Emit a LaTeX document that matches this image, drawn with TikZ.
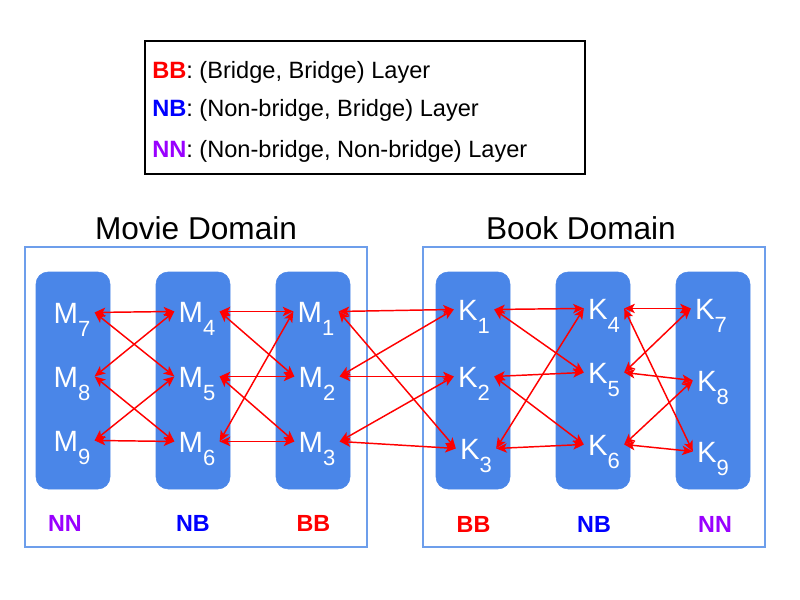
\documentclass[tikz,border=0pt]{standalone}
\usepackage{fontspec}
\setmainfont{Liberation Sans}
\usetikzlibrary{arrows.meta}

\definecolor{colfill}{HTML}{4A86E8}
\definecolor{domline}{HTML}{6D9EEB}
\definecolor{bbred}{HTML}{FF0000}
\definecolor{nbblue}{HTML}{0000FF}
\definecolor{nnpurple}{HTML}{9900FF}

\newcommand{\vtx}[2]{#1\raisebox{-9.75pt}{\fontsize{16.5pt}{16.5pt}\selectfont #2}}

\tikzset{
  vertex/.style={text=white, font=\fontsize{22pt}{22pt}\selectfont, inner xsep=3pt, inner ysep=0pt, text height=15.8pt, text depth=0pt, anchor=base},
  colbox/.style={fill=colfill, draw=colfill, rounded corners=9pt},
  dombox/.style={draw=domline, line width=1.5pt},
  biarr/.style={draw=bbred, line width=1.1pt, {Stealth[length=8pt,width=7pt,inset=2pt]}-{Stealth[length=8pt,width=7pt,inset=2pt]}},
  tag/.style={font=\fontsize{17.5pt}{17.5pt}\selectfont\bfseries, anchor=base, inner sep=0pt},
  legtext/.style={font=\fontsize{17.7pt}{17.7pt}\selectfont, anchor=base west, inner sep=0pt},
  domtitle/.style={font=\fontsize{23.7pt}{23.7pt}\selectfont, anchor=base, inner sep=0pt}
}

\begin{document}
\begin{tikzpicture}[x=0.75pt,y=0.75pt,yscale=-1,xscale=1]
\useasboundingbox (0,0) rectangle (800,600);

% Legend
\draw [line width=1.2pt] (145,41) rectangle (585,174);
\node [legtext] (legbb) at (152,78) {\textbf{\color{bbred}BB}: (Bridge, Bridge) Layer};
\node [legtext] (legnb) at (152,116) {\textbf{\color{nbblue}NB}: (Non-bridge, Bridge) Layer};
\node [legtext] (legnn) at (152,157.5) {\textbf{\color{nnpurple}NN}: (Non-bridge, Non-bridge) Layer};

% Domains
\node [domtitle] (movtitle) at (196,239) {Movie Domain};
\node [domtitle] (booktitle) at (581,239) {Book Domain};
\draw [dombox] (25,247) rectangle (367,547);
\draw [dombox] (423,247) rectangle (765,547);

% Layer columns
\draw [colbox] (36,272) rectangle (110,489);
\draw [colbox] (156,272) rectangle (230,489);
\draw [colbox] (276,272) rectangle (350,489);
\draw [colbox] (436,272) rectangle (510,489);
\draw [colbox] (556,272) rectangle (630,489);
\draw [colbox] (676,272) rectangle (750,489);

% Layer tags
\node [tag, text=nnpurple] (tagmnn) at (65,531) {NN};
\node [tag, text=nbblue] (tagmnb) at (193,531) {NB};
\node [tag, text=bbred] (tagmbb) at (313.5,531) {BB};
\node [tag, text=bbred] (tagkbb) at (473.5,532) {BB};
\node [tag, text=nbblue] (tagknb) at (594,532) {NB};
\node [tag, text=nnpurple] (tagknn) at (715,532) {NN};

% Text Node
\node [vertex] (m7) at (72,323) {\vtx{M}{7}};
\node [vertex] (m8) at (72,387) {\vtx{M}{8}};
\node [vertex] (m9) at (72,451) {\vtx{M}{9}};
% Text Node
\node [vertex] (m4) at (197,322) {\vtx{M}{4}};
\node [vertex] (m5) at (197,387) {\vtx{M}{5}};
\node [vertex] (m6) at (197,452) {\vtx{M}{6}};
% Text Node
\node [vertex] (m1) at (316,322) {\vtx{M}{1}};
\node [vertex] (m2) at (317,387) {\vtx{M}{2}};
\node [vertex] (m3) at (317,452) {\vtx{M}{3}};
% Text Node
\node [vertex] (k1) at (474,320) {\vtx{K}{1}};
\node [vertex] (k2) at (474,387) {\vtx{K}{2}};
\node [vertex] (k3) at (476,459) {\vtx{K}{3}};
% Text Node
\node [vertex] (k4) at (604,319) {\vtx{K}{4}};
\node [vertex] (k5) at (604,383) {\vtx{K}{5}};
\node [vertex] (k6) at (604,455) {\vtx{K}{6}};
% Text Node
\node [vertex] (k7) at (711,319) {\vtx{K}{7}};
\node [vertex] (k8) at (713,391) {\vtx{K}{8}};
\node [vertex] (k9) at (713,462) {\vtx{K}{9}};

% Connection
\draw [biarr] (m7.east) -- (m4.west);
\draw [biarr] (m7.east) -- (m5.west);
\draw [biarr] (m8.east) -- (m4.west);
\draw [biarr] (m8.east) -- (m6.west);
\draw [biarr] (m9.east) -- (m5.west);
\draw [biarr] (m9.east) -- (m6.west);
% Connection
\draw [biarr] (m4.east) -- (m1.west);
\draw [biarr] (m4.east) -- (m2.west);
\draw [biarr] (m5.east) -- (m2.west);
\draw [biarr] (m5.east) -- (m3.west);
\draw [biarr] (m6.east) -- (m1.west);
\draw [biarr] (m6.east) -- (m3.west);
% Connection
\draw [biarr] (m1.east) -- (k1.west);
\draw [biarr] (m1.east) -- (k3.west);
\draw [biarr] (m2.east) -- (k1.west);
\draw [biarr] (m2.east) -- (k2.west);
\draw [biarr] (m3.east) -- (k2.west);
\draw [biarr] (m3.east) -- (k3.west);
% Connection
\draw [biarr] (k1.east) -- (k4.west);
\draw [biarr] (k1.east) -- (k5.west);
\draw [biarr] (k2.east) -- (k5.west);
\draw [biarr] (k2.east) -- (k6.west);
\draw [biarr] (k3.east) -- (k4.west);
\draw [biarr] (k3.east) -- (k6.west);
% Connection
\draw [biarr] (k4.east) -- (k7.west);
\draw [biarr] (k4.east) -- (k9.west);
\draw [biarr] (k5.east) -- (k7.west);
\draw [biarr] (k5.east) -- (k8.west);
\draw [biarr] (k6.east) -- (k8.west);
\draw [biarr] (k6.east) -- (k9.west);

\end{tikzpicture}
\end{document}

**Problem requirements**: Repeat the data in full and exactly. Omit pictures.

**Answer to the problem**:
Emit a LaTeX document that matches this image, drawn with TikZ.
\documentclass[tikz,border=0pt]{standalone}
\usepackage{fontspec}
\setmainfont{Liberation Sans}
\usetikzlibrary{arrows.meta}

\definecolor{colfill}{HTML}{4A86E8}
\definecolor{domline}{HTML}{6D9EEB}
\definecolor{bbred}{HTML}{FF0000}
\definecolor{nbblue}{HTML}{0000FF}
\definecolor{nnpurple}{HTML}{9900FF}

\newcommand{\vtx}[2]{#1\raisebox{-9.75pt}{\fontsize{16.5pt}{16.5pt}\selectfont #2}}

\tikzset{
  vertex/.style={text=white, font=\fontsize{22pt}{22pt}\selectfont, inner xsep=3pt, inner ysep=0pt, text height=15.8pt, text depth=0pt, anchor=base},
  colbox/.style={fill=colfill, draw=colfill, rounded corners=9pt},
  dombox/.style={draw=domline, line width=1.5pt},
  biarr/.style={draw=bbred, line width=1.1pt, {Stealth[length=8pt,width=7pt,inset=2pt]}-{Stealth[length=8pt,width=7pt,inset=2pt]}},
  tag/.style={font=\fontsize{17.5pt}{17.5pt}\selectfont\bfseries, anchor=base, inner sep=0pt},
  legtext/.style={font=\fontsize{17.7pt}{17.7pt}\selectfont, anchor=base west, inner sep=0pt},
  domtitle/.style={font=\fontsize{23.7pt}{23.7pt}\selectfont, anchor=base, inner sep=0pt}
}

\begin{document}
\begin{tikzpicture}[x=0.75pt,y=0.75pt,yscale=-1,xscale=1]
\useasboundingbox (0,0) rectangle (800,600);

% Legend
\draw [line width=1.2pt] (145,41) rectangle (585,174);
\node [legtext] (legbb) at (152,78) {\textbf{\color{bbred}BB}: (Bridge, Bridge) Layer};
\node [legtext] (legnb) at (152,116) {\textbf{\color{nbblue}NB}: (Non-bridge, Bridge) Layer};
\node [legtext] (legnn) at (152,157.5) {\textbf{\color{nnpurple}NN}: (Non-bridge, Non-bridge) Layer};

% Domains
\node [domtitle] (movtitle) at (196,239) {Movie Domain};
\node [domtitle] (booktitle) at (581,239) {Book Domain};
\draw [dombox] (25,247) rectangle (367,547);
\draw [dombox] (423,247) rectangle (765,547);

% Layer columns
\draw [colbox] (36,272) rectangle (110,489);
\draw [colbox] (156,272) rectangle (230,489);
\draw [colbox] (276,272) rectangle (350,489);
\draw [colbox] (436,272) rectangle (510,489);
\draw [colbox] (556,272) rectangle (630,489);
\draw [colbox] (676,272) rectangle (750,489);

% Layer tags
\node [tag, text=nnpurple] (tagmnn) at (65,531) {NN};
\node [tag, text=nbblue] (tagmnb) at (193,531) {NB};
\node [tag, text=bbred] (tagmbb) at (313.5,531) {BB};
\node [tag, text=bbred] (tagkbb) at (473.5,532) {BB};
\node [tag, text=nbblue] (tagknb) at (594,532) {NB};
\node [tag, text=nnpurple] (tagknn) at (715,532) {NN};

% Text Node
\node [vertex] (m7) at (72,323) {\vtx{M}{7}};
\node [vertex] (m8) at (72,387) {\vtx{M}{8}};
\node [vertex] (m9) at (72,451) {\vtx{M}{9}};
% Text Node
\node [vertex] (m4) at (197,322) {\vtx{M}{4}};
\node [vertex] (m5) at (197,387) {\vtx{M}{5}};
\node [vertex] (m6) at (197,452) {\vtx{M}{6}};
% Text Node
\node [vertex] (m1) at (316,322) {\vtx{M}{1}};
\node [vertex] (m2) at (317,387) {\vtx{M}{2}};
\node [vertex] (m3) at (317,452) {\vtx{M}{3}};
% Text Node
\node [vertex] (k1) at (474,320) {\vtx{K}{1}};
\node [vertex] (k2) at (474,387) {\vtx{K}{2}};
\node [vertex] (k3) at (476,459) {\vtx{K}{3}};
% Text Node
\node [vertex] (k4) at (604,319) {\vtx{K}{4}};
\node [vertex] (k5) at (604,383) {\vtx{K}{5}};
\node [vertex] (k6) at (604,455) {\vtx{K}{6}};
% Text Node
\node [vertex] (k7) at (711,319) {\vtx{K}{7}};
\node [vertex] (k8) at (713,391) {\vtx{K}{8}};
\node [vertex] (k9) at (713,462) {\vtx{K}{9}};

% Connection
\draw [biarr] (m7.east) -- (m4.west);
\draw [biarr] (m7.east) -- (m5.west);
\draw [biarr] (m8.east) -- (m4.west);
\draw [biarr] (m8.east) -- (m6.west);
\draw [biarr] (m9.east) -- (m5.west);
\draw [biarr] (m9.east) -- (m6.west);
% Connection
\draw [biarr] (m4.east) -- (m1.west);
\draw [biarr] (m4.east) -- (m2.west);
\draw [biarr] (m5.east) -- (m2.west);
\draw [biarr] (m5.east) -- (m3.west);
\draw [biarr] (m6.east) -- (m1.west);
\draw [biarr] (m6.east) -- (m3.west);
% Connection
\draw [biarr] (m1.east) -- (k1.west);
\draw [biarr] (m1.east) -- (k3.west);
\draw [biarr] (m2.east) -- (k1.west);
\draw [biarr] (m2.east) -- (k2.west);
\draw [biarr] (m3.east) -- (k2.west);
\draw [biarr] (m3.east) -- (k3.west);
% Connection
\draw [biarr] (k1.east) -- (k4.west);
\draw [biarr] (k1.east) -- (k5.west);
\draw [biarr] (k2.east) -- (k5.west);
\draw [biarr] (k2.east) -- (k6.west);
\draw [biarr] (k3.east) -- (k4.west);
\draw [biarr] (k3.east) -- (k6.west);
% Connection
\draw [biarr] (k4.east) -- (k7.west);
\draw [biarr] (k4.east) -- (k9.west);
\draw [biarr] (k5.east) -- (k7.west);
\draw [biarr] (k5.east) -- (k8.west);
\draw [biarr] (k6.east) -- (k8.west);
\draw [biarr] (k6.east) -- (k9.west);

\end{tikzpicture}
\end{document}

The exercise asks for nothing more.